Given the Dow Jones rollercoaster of the last few weeks, it seems like a relevant time to write a blog post about risk and reward. It comes up a lot (as it should!) so we thought we’d share our thoughts on risk as it relates to the Maker’s Common DPO.
There are two different perspectives from which to look at risk: one is financial in the microeconomic sense, and the other is more broad, as in how investing in a business like Maker’s Common relates to macroeconomics and local economies.
Let’s start on the microeconomic side, let’s compare the reward of this investment with the Dow Jones index. Over the last seven years (to the end of June 2015…before the correction), the DJI earned an average of 6.5% per year. The seven years before that, it gained an average of 1.1% per year. Cumulatively, over the last two seven-year periods, the average annual gain was just below 4.0%, or slightly less than you would earn by investing in Maker’s Common.
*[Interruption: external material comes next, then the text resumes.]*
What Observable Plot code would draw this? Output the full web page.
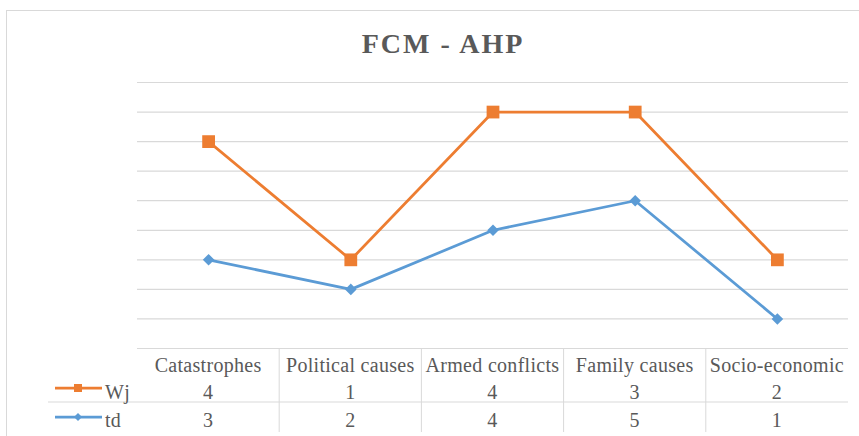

This doesn’t include any management fees or trading fees that you would have incurred along the way, which can easily add up to more than 1%; and this doesn’t take into account the recent correction (~7%). So in the simplistic view of comparing returns, a successful Maker’s Common is quite likely a more profitable long-term investment than the average portfolio of Wall Street stocks.
On the risk side of the comparison, one could argue that there is less catastrophic financial risk in the stock market, as rarely do public companies go completely belly up, and it is possible that a local eatery, even a well-managed delicious one, could fail. This is a worthy consideration, as Maker’s Common is offering unsecured loans. There is a simple question that gets to this and it is “Am I willing to bear this risk in order to earn 4X the interest of the best US savings account and 1.9X the interest of the 7-year US Treasury bond?” If these returns seem attractive in comparison (as of course they do), then it really comes down to trust in the concept and in the team. If you are reading this, you are probably already interested in the concept. As for the team, what is really required to succeed in this industry is experience, real dedication, and the ability to learn and adapt. After 4.5 years of running Mission Cheese very successfully, we’re pretty damn confident that we possess these traits.
To summarize, what an investor gets with Maker’s Common is a long term return comparable to that of the Dow Jones index, while also getting protection from key causes and effects of national and global recessions and corrections. Turning the risk conversation around, we know that $5,000 invested in Maker’s Common doesn’t turn into $4,000 when the stock market drops 20%…it is still $5,000.
We’re not suggesting that you take your entire net worth and invest it all in local companies, but as a 5-10% component of an investment portfolio, local investments offer a true hedge against the volatility of national and global markets. An investment in Maker’s Common diversifies your portfolio, builds local economic resilience, strengthens your sense of place in your community, and supports an economy of local, organic, small production, delicious food. All investments are an evaluation of risk, reward, and trust, but with most investments, you are placing your trust in someone you don’t know. Wouldn’t you rather put your trust in something you can see? Or even better, in something you can taste?